WHAT IS REQUIRED
Exactly repeat the lines starting at the one that holds "Rebuild this diagram" and ending at the one that holds "(mid) at (565,438)". Both end lines count; leave out everything else.

LISTED ENTRIES
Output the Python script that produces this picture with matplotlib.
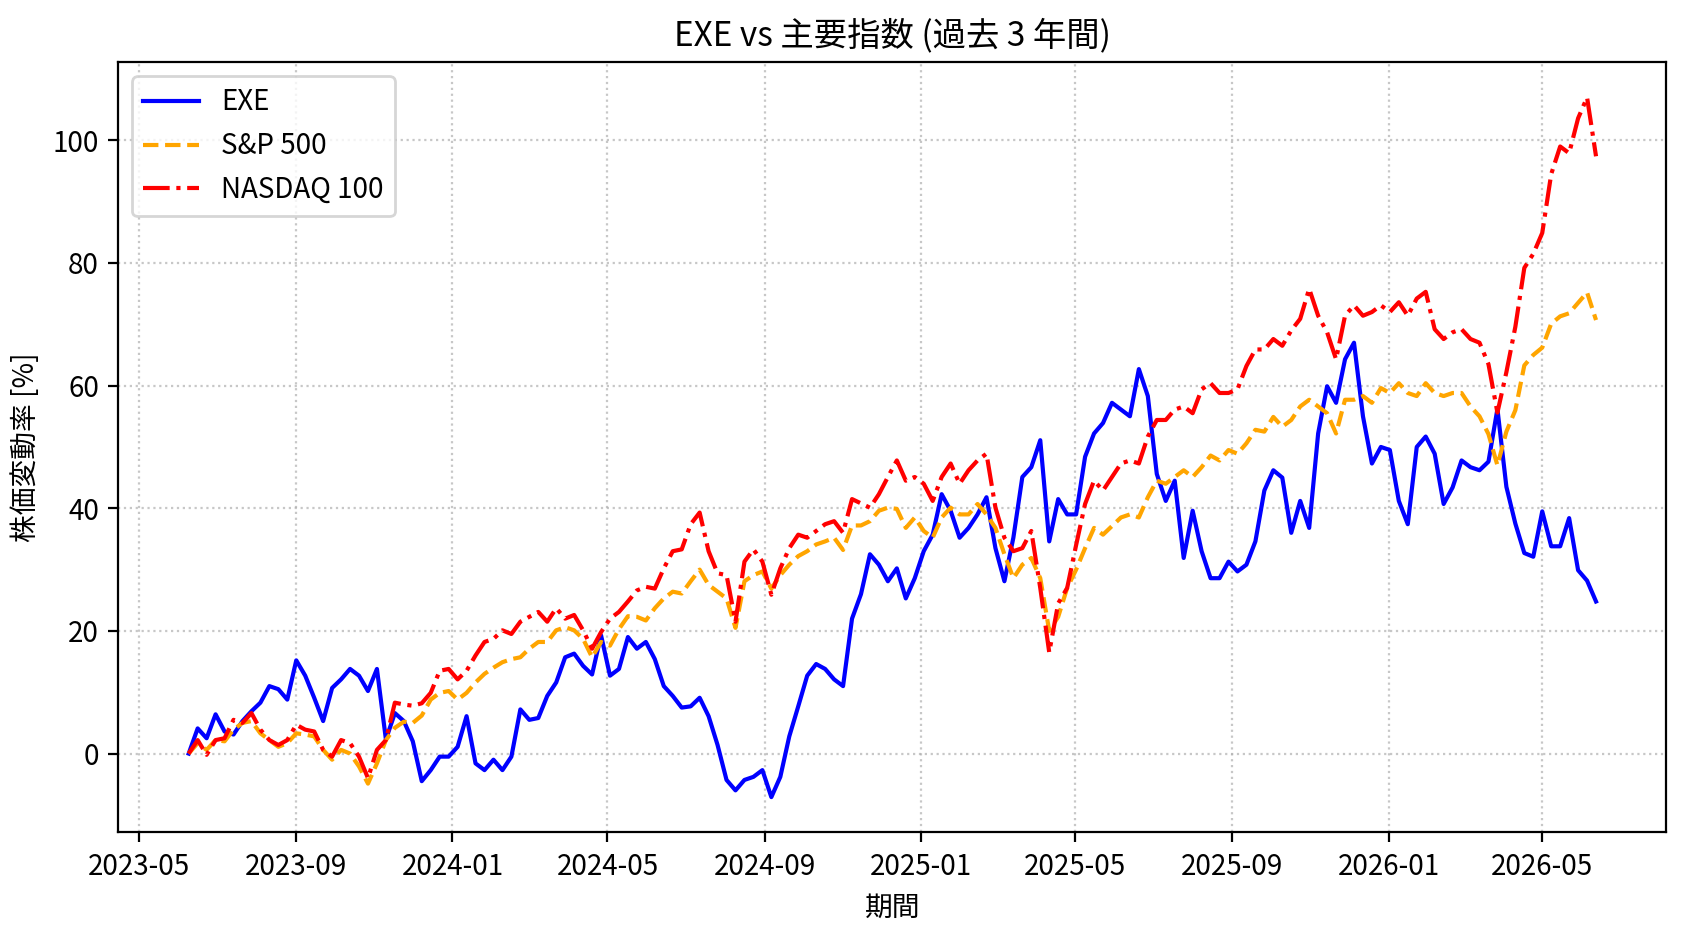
* * *
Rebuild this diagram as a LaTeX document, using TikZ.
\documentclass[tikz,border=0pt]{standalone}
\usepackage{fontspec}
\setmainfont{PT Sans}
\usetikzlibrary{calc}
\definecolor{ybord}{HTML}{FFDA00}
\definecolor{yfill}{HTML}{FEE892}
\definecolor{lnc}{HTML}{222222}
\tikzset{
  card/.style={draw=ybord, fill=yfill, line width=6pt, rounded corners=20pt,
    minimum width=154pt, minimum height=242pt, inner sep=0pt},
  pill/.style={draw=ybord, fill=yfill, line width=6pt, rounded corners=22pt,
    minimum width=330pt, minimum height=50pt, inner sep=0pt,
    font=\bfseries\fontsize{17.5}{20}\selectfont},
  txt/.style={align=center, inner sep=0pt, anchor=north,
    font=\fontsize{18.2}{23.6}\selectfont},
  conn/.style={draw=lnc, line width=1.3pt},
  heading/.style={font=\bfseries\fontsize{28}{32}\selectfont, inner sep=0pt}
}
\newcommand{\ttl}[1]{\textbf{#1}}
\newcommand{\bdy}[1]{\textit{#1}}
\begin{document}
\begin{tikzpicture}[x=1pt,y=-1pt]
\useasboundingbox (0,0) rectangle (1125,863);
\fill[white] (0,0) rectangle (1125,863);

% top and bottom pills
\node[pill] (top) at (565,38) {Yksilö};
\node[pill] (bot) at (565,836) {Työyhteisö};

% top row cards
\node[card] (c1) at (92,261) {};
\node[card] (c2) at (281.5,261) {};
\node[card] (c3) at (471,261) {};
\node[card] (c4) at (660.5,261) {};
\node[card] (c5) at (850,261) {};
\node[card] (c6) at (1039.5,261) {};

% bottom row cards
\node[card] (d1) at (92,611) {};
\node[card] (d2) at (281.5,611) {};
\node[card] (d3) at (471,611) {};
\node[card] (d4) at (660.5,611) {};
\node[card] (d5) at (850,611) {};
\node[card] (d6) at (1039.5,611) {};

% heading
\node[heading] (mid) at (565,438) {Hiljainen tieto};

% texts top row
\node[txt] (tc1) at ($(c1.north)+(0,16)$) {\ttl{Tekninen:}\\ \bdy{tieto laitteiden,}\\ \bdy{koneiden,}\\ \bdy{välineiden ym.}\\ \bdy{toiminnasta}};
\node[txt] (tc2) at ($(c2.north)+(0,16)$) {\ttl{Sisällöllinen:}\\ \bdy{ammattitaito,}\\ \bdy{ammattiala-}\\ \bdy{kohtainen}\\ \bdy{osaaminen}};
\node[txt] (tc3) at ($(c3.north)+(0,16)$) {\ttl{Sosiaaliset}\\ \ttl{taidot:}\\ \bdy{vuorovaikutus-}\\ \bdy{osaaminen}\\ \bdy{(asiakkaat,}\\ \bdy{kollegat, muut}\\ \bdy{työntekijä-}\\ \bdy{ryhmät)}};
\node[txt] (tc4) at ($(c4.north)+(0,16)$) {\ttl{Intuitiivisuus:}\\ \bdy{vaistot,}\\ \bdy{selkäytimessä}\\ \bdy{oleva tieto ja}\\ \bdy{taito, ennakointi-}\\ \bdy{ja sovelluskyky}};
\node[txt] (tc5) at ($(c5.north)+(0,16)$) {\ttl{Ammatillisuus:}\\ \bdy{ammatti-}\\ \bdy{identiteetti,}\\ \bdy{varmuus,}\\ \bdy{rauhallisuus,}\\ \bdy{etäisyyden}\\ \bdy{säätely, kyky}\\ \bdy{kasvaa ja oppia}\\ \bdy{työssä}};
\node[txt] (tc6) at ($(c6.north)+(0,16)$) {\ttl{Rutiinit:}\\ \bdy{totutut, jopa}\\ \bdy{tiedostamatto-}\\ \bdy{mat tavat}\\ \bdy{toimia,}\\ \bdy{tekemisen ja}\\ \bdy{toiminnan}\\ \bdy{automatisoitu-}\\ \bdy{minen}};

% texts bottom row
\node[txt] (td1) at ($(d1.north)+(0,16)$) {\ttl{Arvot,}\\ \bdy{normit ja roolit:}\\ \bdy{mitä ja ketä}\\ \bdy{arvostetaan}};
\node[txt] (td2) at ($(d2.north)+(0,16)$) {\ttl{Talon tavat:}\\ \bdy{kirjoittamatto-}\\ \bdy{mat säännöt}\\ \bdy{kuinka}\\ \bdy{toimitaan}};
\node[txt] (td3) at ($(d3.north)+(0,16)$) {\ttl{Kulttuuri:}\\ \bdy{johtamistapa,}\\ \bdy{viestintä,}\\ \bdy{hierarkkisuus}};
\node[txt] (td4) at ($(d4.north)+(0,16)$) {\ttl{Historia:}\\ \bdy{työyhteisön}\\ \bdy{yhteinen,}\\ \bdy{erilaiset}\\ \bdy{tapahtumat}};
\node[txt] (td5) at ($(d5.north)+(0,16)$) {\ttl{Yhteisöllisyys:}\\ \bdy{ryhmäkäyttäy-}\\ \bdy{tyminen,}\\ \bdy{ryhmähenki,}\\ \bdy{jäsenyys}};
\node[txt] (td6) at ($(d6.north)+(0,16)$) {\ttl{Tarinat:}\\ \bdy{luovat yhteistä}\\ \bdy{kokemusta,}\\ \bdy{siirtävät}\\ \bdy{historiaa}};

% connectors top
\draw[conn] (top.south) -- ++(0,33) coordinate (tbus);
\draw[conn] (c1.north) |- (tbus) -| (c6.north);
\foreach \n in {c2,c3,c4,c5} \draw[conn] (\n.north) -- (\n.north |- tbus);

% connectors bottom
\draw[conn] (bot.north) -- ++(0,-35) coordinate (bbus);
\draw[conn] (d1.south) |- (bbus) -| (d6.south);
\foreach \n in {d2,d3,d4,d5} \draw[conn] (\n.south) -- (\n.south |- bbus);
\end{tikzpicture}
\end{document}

FULL OUTPUT
Rebuild this diagram as a LaTeX document, using TikZ.
\documentclass[tikz,border=0pt]{standalone}
\usepackage{fontspec}
\setmainfont{PT Sans}
\usetikzlibrary{calc}
\definecolor{ybord}{HTML}{FFDA00}
\definecolor{yfill}{HTML}{FEE892}
\definecolor{lnc}{HTML}{222222}
\tikzset{
  card/.style={draw=ybord, fill=yfill, line width=6pt, rounded corners=20pt,
    minimum width=154pt, minimum height=242pt, inner sep=0pt},
  pill/.style={draw=ybord, fill=yfill, line width=6pt, rounded corners=22pt,
    minimum width=330pt, minimum height=50pt, inner sep=0pt,
    font=\bfseries\fontsize{17.5}{20}\selectfont},
  txt/.style={align=center, inner sep=0pt, anchor=north,
    font=\fontsize{18.2}{23.6}\selectfont},
  conn/.style={draw=lnc, line width=1.3pt},
  heading/.style={font=\bfseries\fontsize{28}{32}\selectfont, inner sep=0pt}
}
\newcommand{\ttl}[1]{\textbf{#1}}
\newcommand{\bdy}[1]{\textit{#1}}
\begin{document}
\begin{tikzpicture}[x=1pt,y=-1pt]
\useasboundingbox (0,0) rectangle (1125,863);
\fill[white] (0,0) rectangle (1125,863);

% top and bottom pills
\node[pill] (top) at (565,38) {Yksilö};
\node[pill] (bot) at (565,836) {Työyhteisö};

% top row cards
\node[card] (c1) at (92,261) {};
\node[card] (c2) at (281.5,261) {};
\node[card] (c3) at (471,261) {};
\node[card] (c4) at (660.5,261) {};
\node[card] (c5) at (850,261) {};
\node[card] (c6) at (1039.5,261) {};

% bottom row cards
\node[card] (d1) at (92,611) {};
\node[card] (d2) at (281.5,611) {};
\node[card] (d3) at (471,611) {};
\node[card] (d4) at (660.5,611) {};
\node[card] (d5) at (850,611) {};
\node[card] (d6) at (1039.5,611) {};

% heading
\node[heading] (mid) at (565,438) {Hiljainen tieto};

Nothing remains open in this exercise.